Section 3:  PRESIDENT-ELECT: The President-Elect shall succeed to the office of President upon the completion of the President’s term of office or upon an earlier vacancy in the office of the President, expect as elsewhere noted in these Bylaws. The President-Elect shall assume all of the duties and responsibilities of the President in the President’s absence or in the President’s inability to fulfill the duties of office, such inability to be determined by the Board of Directors and reported to the general membership for approval within 21 days of such action. The President-Elect is an ex-officio member of any and all workgroups and standing committees. The President-Elect shall have all of the rights and privileges consistent with the office of President-Elect. The President-Elect shall serve for a term of one year.

Section 4:  SECRETARY: The Secretary shall keep the minutes of all meetings of the Board of Directors and of the membership of NATCO; shall see that all notices are duly given in accordance with the provisions of these Bylaws and shall be custodian of all contracts, assignments and other legal documents and records. The Secretary shall be responsible for filing all required corporate reports and papers. The Secretary shall be responsible for disseminating to the full membership the transaction of all business conducted at the Annual Meeting. The Secretary will be elected to one two-year term of office and may seek re-election to serve a total of two consecutive two-year terms. The two-year term of office will become effective with the 1994-1995 Board of Directors election. The Secretary shall have all of the rights and privileges consistent with the office of Secretary.

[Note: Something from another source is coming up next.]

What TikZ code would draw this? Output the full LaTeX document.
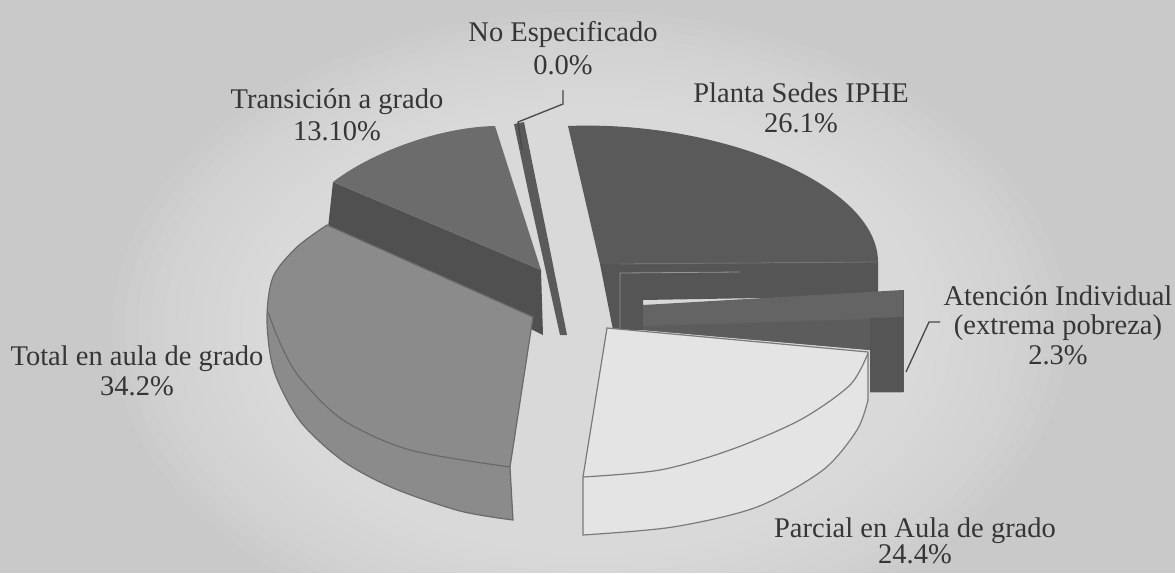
\documentclass[tikz,border=0pt]{standalone}
\usepackage{fontspec}
\setmainfont{Liberation Serif}
\definecolor{bg}{HTML}{C9C9C9}
\definecolor{txt}{HTML}{363636}
\definecolor{trTop}{HTML}{6C6C6C}
\definecolor{trFront}{HTML}{505050}
\definecolor{neCol}{HTML}{5A5A5A}
\definecolor{plTop}{HTML}{5A5A5A}
\definecolor{plFront}{HTML}{555555}
\definecolor{atTop}{HTML}{646464}
\definecolor{atFront}{HTML}{5C5C5C}
\definecolor{atSide}{HTML}{555555}
\definecolor{toFill}{HTML}{8B8B8B}
\definecolor{paFill}{HTML}{E4E4E4}
\definecolor{toEdge}{HTML}{6A6A6A}
\definecolor{paEdge}{HTML}{7A7A7A}
\definecolor{leader}{HTML}{474747}
\begin{document}
\begin{tikzpicture}[x=1pt,y=-1pt,
  lbl/.style={font=\fontsize{28.5}{29.5}\selectfont, text=txt, align=center, inner sep=0pt},
  leaderline/.style={draw=leader, line width=1.3pt},
  sliceedge/.style={line width=1.2pt}]
\useasboundingbox (0,0) rectangle (1175,573);
\fill[bg] (0,0) rectangle (1175,573);
% soft glow around the pie
\foreach \i in {0,...,11}{
  \pgfmathsetmacro{\rx}{335+13*\i}
  \pgfmathsetmacro{\ry}{225+8.5*\i}
  \fill[white, opacity=0.045] (590,330) ellipse [x radius=\rx pt, y radius=\ry pt];
}

% Transicion a grado
\fill[trFront] (333,182) -- (541,270) -- (543,335) -- (328,228) -- cycle;
\fill[trTop] (333,182) .. controls (372,152) and (440,127) .. (495,126) -- (541,270) -- cycle;

% No Especificado sliver
\fill[neCol] (514,124) -- (524,122) -- (548,240) -- (567,335) -- (560,335) -- (530,200) -- cycle;

% Planta Sedes IPHE
\fill[plFront] (600,264) -- (878,262) -- (878,296) -- (643,300) -- (643,330) -- (613,330) -- cycle;
\fill[plTop] (568,126) .. controls (720,120) and (878,185) .. (878,262) -- (600,264) -- cycle;
\draw[draw=black!55, line width=0.8pt] (620,264) -- (878,262);
\draw[draw=black!42, line width=0.8pt] (620,330) -- (620,273) -- (740,272);

% Atencion Individual
\fill[atTop] (643,305) -- (903,290) -- (903,392) -- (870,392) -- (870,350) -- (643,330) -- cycle;
\fill[atFront] (643,326) -- (903,318) -- (903,392) -- (870,392) -- (870,350) -- (643,330) -- cycle;
\fill[atSide] (870,318) -- (903,317) -- (903,392) -- (870,392) -- cycle;
\draw[draw=black!65, line width=0.8pt] (903,290) -- (903,392);

% Total en aula de grado
\filldraw[fill=toFill, draw=toEdge, sliceedge] (327,225) -- (533,317) -- (510,467)
  -- plot[smooth] coordinates {(513,520) (460,511) (393,488) (343,461) (300,421) (274,371) (267,320) (273,277) (297,247) (327,225)} -- cycle;
\draw[draw=toEdge, sliceedge] plot[smooth] coordinates {(268,312) (281,345) (300,378) (343,420) (410,450) (510,467)};

% Parcial en Aula de grado
\filldraw[fill=paFill, draw=paEdge, sliceedge] (607,328) -- (868,352)
  -- plot[smooth] coordinates {(868,400) (857,430) (823,470) (757,507) (673,527) (583,535)} -- (583,477) -- cycle;
\draw[draw=paEdge, sliceedge] plot[smooth] coordinates {(583,477) (660,470) (730,450) (800,420) (850,385) (868,353)};

% labels
\node[lbl] (ne) at (563,48) {No Especificado\\[3pt]0.0\%};
\node[lbl] (tr) at (337,115) {Transición a grado\\[3pt]13.10\%};
\node[lbl] (pl) at (801,108) {Planta Sedes IPHE\\26.1\%};
\node[lbl] (at) at (1058,325) {Atención Individual\\(extrema pobreza)\\2.3\%};
\node[lbl] (to) at (137,371) {Total en aula de grado\\34.2\%};
\node[lbl] (pa) at (915,541) {Parcial en Aula de grado\\[-3pt]24.4\%};

% leader lines
\coordinate (neA) at (563,90);
\coordinate (neB) at (563,104);
\coordinate (neC) at (518,122);
\coordinate (neD) at (522,150);
\draw[leaderline] (neA) -- (neB) -- (neC) -- (neD);
\coordinate (atA) at (940,322);
\coordinate (atB) at (929,322);
\coordinate (atC) at (906,372);
\draw[leaderline] (atA) -- (atB) -- (atC);
\end{tikzpicture}
\end{document}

Section 5:  TREASURER: The Treasurer shall be responsible for keeping an account of all monies received, all assets and payment of all federally insured banks(s), trust company(s) and/or savings and loan association(s) as approved by the Board of Directors. The Treasurer will present a financial report at all meetings of the Board of Directors, at the Annual Meeting and at any other time when called upon by the President.  The Treasurer will present the proposed budget for adoption by the Board of Directors. The Treasurer shall be elected to one two-year term of office and may seek re-election to serve a total of two consecutive two-year terms. The Treasurer shall have all of the rights and privileges consistent with the office of Treasurer.

Section 6:  COUNCILORS: The elected Councilors at Large shall have rights and privileges of members of the Board of Directors and shall perform any duties determined by the President. They will be elected to one two-year term of office and may seek re-election to serve a total of two consecutive two-year terms.

Section 7:  IMMEDIATE PAST PRESIDENT: The Immediate Past President shall serve on the Board of Directors as a senior member to lend expertise to the current President, shall serve as a member of the Nominations and Elections Committee and shall perform any other duties determined by the President. The Immediate Past President shall serve for a term of one year.

Section 8:  Removal from the Board of Directors:  Any person elected to the Board of Directors may be removed with cause by a majority vote, with the exception of the Board member in question, of the Board of Directors. Such person shall be notified in writing by certified mail, return receipt requested.  The member of the Board shall be given full opportunity for redress of grievances. Such person shall be invited to appear at a hearing before the Board of Directors only after notification of such hearing has been presented in writing and transmitted via certified mail, return receipt requested, not less than 30 days prior to the hearing. The member of the Board may alternately reply in writing. Any person removed from the Board of Directors by majority vote due to unprofessional behavior shall be permanently ineligible to serve on future NATCO boards.